Herz-Kreislauf-Medikamente haben häufig Nebenwirkungen. Diese durch den Umstieg auf alternative, pflanzliche Mittel zu vermeiden ist jedoch grundsätzlich wenig sinnvoll – und sogar gefährlich.
Seit es die Schulmedizin mit ihrem evidenzbasierten Ansatz gibt, beharken sich Schul- und Alternativmediziner in ausdauernden Debatten darüber, welche Denkungsart den Patienten am meisten Vorteile bringt. Wenn ein Heilkraut seit Jahrhunderten als hilfreich empfunden und eingesetzt wird, jedoch in wissenschaftlich fundierten Studien keinen oder kaum messbaren Nutzen bringt – wie soll man als Patient mit solchen Informationen umgehen? Ist die Wissenschaft auf dem Holzweg, oder werden die Menschen über Generationen hinweg von einem Placebo-Effekt in die Irre geführt? Und wenn es sich um Placebo-Effekte handelt, spricht das dann gegen die betreffenden Mittel?
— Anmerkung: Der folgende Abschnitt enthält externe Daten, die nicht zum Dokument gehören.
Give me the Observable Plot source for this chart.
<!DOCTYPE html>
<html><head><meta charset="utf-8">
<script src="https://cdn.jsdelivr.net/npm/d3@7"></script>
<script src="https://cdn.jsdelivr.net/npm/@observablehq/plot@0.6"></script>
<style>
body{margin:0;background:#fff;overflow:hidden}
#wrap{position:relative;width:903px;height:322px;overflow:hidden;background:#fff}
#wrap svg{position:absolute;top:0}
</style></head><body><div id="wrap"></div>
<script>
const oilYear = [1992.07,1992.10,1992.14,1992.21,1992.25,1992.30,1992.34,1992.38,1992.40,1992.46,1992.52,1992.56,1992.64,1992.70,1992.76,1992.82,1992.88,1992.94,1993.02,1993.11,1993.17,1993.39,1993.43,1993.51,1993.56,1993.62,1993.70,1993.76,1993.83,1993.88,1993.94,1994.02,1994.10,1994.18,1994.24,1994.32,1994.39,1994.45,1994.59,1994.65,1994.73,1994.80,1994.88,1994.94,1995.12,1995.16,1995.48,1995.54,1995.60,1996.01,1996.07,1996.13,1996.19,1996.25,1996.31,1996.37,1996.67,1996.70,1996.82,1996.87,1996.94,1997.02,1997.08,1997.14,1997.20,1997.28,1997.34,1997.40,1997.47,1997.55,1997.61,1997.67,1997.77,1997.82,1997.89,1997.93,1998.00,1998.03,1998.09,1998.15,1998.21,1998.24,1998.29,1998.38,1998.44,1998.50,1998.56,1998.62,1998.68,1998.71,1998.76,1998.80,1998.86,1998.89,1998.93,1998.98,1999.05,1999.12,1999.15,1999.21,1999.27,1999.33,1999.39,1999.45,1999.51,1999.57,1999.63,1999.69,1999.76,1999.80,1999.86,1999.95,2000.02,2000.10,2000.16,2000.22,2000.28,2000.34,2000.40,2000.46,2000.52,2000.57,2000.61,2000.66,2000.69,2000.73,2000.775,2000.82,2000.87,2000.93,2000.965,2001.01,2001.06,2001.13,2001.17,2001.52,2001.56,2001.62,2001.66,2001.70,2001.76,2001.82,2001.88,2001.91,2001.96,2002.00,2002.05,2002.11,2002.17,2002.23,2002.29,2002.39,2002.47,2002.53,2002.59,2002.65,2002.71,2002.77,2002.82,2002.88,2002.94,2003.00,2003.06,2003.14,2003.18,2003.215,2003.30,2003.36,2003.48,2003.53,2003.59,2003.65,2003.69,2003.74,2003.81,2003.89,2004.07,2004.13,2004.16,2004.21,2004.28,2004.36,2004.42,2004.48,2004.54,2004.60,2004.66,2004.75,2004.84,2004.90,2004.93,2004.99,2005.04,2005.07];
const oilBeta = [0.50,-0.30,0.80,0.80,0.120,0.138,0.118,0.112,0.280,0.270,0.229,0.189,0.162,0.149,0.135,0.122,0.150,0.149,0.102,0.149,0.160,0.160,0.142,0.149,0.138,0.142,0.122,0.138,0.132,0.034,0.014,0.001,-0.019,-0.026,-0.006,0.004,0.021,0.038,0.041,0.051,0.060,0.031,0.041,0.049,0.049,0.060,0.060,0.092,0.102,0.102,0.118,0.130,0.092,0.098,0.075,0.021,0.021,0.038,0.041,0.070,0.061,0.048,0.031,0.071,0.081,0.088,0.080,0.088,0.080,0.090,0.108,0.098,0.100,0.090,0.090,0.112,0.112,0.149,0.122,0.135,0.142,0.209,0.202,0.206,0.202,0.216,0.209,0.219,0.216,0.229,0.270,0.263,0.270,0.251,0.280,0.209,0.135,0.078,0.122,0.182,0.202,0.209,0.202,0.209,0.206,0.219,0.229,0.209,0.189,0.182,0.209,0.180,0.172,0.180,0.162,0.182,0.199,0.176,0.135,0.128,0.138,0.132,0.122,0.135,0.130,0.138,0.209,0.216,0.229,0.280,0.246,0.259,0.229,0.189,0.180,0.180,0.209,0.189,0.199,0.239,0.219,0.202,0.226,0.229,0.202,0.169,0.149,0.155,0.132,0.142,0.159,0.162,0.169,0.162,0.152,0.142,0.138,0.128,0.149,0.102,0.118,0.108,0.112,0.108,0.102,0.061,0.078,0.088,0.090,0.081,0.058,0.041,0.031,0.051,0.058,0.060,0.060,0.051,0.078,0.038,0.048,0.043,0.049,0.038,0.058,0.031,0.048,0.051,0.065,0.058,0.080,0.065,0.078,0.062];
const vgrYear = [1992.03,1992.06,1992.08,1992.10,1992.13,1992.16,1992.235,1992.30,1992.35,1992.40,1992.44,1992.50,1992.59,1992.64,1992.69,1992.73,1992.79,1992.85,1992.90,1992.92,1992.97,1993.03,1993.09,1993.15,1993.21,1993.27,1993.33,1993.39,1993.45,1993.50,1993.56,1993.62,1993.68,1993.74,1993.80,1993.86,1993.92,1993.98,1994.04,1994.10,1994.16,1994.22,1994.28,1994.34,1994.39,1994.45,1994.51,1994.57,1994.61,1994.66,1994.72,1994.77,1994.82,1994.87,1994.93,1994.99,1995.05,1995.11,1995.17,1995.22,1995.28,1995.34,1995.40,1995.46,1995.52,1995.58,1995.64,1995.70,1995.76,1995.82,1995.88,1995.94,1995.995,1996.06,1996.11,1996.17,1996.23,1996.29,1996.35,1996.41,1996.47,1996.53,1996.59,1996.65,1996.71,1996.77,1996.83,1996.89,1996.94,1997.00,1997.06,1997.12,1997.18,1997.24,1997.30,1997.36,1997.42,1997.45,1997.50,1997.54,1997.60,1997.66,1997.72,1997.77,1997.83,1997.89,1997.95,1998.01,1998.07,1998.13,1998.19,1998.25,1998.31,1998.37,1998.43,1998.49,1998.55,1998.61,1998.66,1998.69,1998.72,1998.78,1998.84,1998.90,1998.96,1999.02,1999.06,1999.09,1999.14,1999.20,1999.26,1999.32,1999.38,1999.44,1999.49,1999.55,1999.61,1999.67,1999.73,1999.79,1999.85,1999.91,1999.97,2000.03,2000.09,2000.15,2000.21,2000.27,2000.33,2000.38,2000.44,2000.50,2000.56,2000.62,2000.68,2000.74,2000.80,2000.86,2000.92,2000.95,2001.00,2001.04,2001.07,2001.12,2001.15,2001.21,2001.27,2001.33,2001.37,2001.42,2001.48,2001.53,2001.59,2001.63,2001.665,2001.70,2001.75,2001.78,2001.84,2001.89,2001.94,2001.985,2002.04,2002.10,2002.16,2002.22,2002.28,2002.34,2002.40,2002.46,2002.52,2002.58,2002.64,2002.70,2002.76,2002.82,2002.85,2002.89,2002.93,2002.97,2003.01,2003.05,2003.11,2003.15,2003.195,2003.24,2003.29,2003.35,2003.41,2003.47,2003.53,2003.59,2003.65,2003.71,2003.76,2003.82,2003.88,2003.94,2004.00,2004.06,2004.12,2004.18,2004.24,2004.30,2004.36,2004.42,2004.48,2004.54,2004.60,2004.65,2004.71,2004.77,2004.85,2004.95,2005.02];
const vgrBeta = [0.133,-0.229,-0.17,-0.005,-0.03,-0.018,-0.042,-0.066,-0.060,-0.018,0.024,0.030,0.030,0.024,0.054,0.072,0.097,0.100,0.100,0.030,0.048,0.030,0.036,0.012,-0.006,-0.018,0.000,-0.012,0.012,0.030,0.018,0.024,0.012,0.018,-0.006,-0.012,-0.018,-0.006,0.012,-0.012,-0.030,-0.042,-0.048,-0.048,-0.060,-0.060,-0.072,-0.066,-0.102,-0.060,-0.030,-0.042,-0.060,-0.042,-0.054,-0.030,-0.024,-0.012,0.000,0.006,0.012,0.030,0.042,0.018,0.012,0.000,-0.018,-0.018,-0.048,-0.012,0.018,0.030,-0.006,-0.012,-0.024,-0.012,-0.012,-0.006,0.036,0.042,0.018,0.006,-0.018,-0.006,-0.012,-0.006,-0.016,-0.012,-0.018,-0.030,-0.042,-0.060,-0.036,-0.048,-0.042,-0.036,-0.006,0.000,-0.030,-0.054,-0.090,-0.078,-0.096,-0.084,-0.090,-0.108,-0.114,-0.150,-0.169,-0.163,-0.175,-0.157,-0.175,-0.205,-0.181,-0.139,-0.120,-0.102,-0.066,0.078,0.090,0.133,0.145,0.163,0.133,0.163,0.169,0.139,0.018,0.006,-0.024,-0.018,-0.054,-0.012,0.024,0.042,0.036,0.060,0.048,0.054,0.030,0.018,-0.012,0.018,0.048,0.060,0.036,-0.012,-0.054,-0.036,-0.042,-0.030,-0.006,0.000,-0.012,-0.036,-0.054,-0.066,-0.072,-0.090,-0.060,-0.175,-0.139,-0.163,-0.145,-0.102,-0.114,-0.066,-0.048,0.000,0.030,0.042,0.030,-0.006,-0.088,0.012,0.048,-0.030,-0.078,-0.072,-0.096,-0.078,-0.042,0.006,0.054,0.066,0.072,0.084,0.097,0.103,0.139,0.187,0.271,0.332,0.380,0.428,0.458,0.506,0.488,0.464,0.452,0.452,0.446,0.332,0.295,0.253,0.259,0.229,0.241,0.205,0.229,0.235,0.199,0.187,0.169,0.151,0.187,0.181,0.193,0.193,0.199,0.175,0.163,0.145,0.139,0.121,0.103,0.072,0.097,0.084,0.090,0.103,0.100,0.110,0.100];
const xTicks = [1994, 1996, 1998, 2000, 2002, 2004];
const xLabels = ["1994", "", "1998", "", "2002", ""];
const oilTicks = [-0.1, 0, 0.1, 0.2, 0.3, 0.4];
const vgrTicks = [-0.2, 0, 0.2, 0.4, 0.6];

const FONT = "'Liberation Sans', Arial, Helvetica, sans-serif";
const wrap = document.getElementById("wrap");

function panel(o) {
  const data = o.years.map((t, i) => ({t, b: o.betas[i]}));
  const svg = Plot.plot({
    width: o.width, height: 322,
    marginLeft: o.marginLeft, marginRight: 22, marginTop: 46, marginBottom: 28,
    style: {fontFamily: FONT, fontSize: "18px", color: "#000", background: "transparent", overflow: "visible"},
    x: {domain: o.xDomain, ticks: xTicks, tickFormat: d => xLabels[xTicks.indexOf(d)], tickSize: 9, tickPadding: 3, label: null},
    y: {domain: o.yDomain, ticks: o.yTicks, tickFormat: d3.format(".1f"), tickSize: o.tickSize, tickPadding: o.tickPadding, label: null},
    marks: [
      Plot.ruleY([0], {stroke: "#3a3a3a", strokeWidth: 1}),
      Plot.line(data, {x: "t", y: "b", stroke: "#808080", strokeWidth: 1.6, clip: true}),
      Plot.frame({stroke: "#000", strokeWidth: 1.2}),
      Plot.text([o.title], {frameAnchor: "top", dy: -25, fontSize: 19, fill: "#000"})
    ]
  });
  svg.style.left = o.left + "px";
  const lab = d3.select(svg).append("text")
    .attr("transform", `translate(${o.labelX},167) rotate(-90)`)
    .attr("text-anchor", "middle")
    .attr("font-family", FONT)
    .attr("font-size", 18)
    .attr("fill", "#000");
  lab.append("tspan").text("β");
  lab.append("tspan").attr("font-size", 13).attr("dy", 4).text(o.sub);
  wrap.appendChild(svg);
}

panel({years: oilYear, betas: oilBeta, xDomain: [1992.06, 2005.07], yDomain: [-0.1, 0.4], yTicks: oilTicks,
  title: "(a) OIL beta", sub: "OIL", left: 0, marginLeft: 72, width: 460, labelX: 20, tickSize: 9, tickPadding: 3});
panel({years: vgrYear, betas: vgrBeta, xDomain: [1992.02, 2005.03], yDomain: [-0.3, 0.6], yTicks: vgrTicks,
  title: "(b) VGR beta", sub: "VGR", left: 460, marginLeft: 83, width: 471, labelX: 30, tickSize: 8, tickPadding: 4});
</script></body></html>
Solche Fragen treiben viele Patienten um. Dass diese von verschiedenen Seiten mit höchst widersprüchlichen Aussagen konfrontiert werden, macht die Sache nicht einfacher. Das gilt auch auf dem Gebiet der Herzmedizin.
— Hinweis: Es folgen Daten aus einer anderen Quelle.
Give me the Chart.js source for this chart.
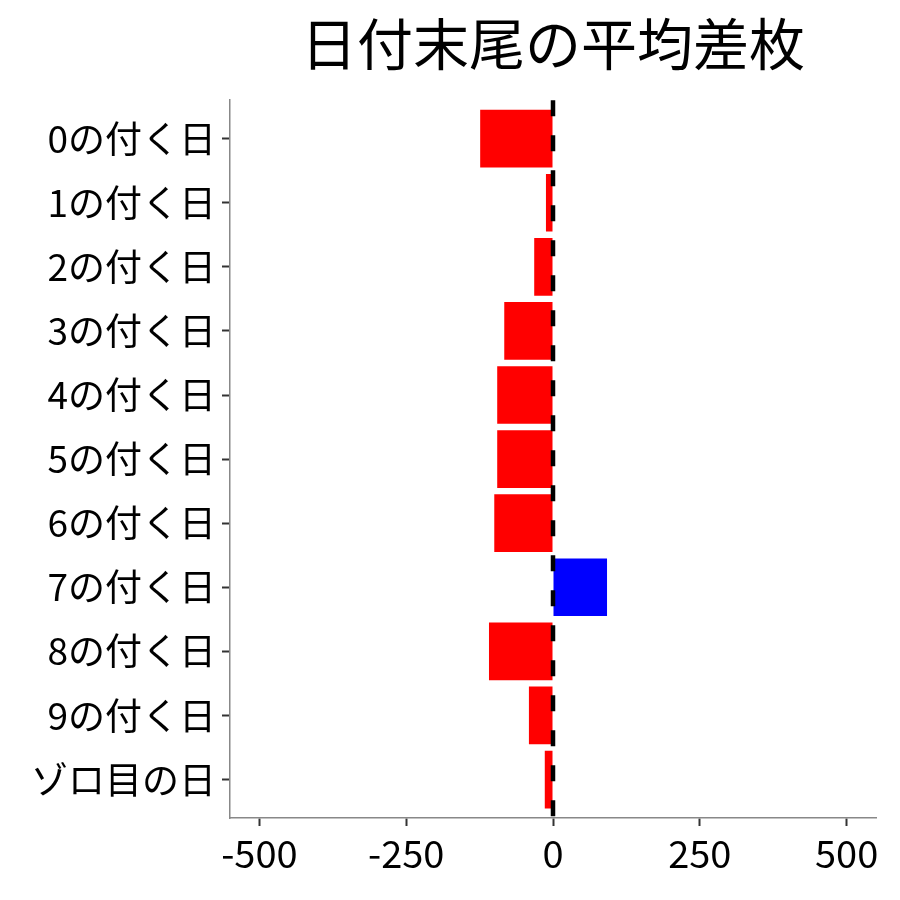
<!DOCTYPE html>
<html>
<head>
<meta charset="utf-8">
<script src="https://cdn.jsdelivr.net/npm/chart.js@4"></script>
<style>
  html, body { margin: 0; padding: 0; background: #fff; }
  #wrap { width: 900px; height: 900px; }
</style>
</head>
<body>
<div id="wrap"><canvas id="chart" width="900" height="900"></canvas></div>
<script>
const labels = ['0の付く日', '1の付く日', '2の付く日', '3の付く日', '4の付く日', '5の付く日',
                '6の付く日', '7の付く日', '8の付く日', '9の付く日', 'ゾロ目の日'];
const diffs = [-124, -12, -32, -83, -95, -95, -100, 92, -109, -41, -14];
const xTicks = [-500, -250, 0, 250, 500];

const font = '"Noto Sans CJK JP", "Noto Sans", sans-serif';

// dashed reference line at zero, drawn over the bars
const zeroLine = {
    id: 'zeroLine',
    afterDatasetsDraw(chart) {
        const { ctx, chartArea, scales } = chart;
        const x = scales.x.getPixelForValue(0);
        ctx.save();
        ctx.strokeStyle = '#000';
        ctx.lineWidth = 4.5;
        ctx.setLineDash([16, 19]);
        ctx.beginPath();
        ctx.moveTo(x, chartArea.top);
        ctx.lineTo(x, chartArea.bottom);
        ctx.stroke();
        ctx.restore();
    }
};

const ctx = document.getElementById('chart').getContext('2d');
new Chart(ctx, {
    type: 'bar',
    data: {
        datasets: [{
            data: diffs.map((v, i) => ({ x: v, y: i })),
            backgroundColor: diffs.map(v => v < 0 ? '#FF0000' : '#0000FF'),
            borderWidth: 0,
            barPercentage: 0.9,
            categoryPercentage: 1
        }]
    },
    options: {
        indexAxis: 'y',
        responsive: false,
        animation: false,
        layout: { padding: { left: 0, right: 24, top: 0, bottom: 0 } },
        plugins: {
            legend: { display: false },
            tooltip: { enabled: false },
            title: {
                display: true,
                text: '日付末尾の平均差枚',
                fullSize: false,
                color: '#000',
                font: { family: font, size: 56, weight: 'normal', lineHeight: 1.2 },
                padding: { top: 10, bottom: 23 }
            }
        },
        scales: {
            x: {
                type: 'linear',
                min: -550,
                max: 550,
                afterBuildTicks: s => { s.ticks = xTicks.map(v => ({ value: v })); },
                afterFit: s => { s.height = 82; },
                grid: { drawOnChartArea: false, drawTicks: true, tickLength: 8, tickWidth: 2, tickColor: '#333' },
                border: { color: '#888', width: 1.5 },
                ticks: { color: '#000', padding: 5, font: { family: font, size: 38 } }
            },
            y: {
                type: 'linear',
                reverse: true,
                offset: false,
                min: -0.6,
                max: labels.length - 0.4,
                afterBuildTicks: s => { s.ticks = labels.map((_, i) => ({ value: i })); },
                afterFit: s => { s.width = 230; },
                grid: { offset: false, drawOnChartArea: false, drawTicks: true, tickLength: 8, tickWidth: 2, tickColor: '#333' },
                border: { color: '#888', width: 1.5 },
                ticks: {
                    color: '#000',
                    padding: 6,
                    autoSkip: false,
                    font: { family: font, size: 37 },
                    callback: v => labels[v]
                }
            }
        }
    },
    plugins: [zeroLine]
});
</script>
</body>
</html>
Hier ist allerdings besondere Vorsicht geboten, denn schnell kann das Leben des Patienten auf dem Spiel stehen. Sich auf ungeprüfte pflanzliche Alternativen zu den bewährten Medikamenten zu verlassen, stellt ein gefährliches Vabanquespiel dar. „Wissenschaftliche Standards wurden nicht ohne Grund entwickelt. Sie stellen sicher, dass die behauptete Wirksamkeit und Unbedenklichkeit medizinischer Mittel auch tatsächlich gegeben sind. Die Aussagekraft anekdotischer ‚Belege‘ ist dagegen gleich null“, erläutert der Herzspezialist Dr. Patrick Darb-Esfahani, der in Berlin-Friedenau praktiziert. „Selbst wenn bei einer Person nach Einnahme eines Alternativmittels eine Heilung eingetreten ist, muss hier keine Ursache-Wirkung-Beziehung vorliegen. Für derartige Prozesse ist immer ein komplexes Wirkungsgeflecht verantwortlich, das bei jedem Patienten einzigartig ist. Grundsätzliche Aussagen zur Wirksamkeit eines Heilmittels können daher nur größere, kontrollierte Studien liefern.“
Ergänzung: vielleicht – Ersatz: nein!
Viele herzmedizinische Medikamente bringen das Risiko von Nebenwirkungen mit sich. Dass manche Patienten dann mit einer Alternative liebäugeln, die keinerlei Nebenwirkungen, aber die volle Heilwirkung verspricht, ist verständlich. Dr. Darb-Esfahani warnt jedoch: „Kein verantwortungsvoller Mediziner verschreibt ein Medikament mit Nebenwirkungen, wenn es auch ein vergleichbar effektives ohne Nebenwirkungen gibt. Schließlich haben wir das Gesamtwohl der Patienten im Blick, nicht einzelne kardiologische Messwerte. Zu den gängigen Herzmedikamenten gibt es aber keine pflanzlichen Alternativen, die ebenso gut wirken.“
Lediglich als Ergänzung einer Therapie können pflanzliche Heilmittel sinnvoll sein, wobei der Übergang vom (herz)gesunden Nahrungsmittel zum Heilmittel fließend ist. Auf keinen Fall sollten Patienten aber ein verordnetes Medikament ab- und durch ein pflanzliches Mittel ersetzen, ohne sich ärztlichen Rat dazu eingeholt zu haben. Denn mit dem Herz-Gefäß-System sollte man keine Experimente treiben.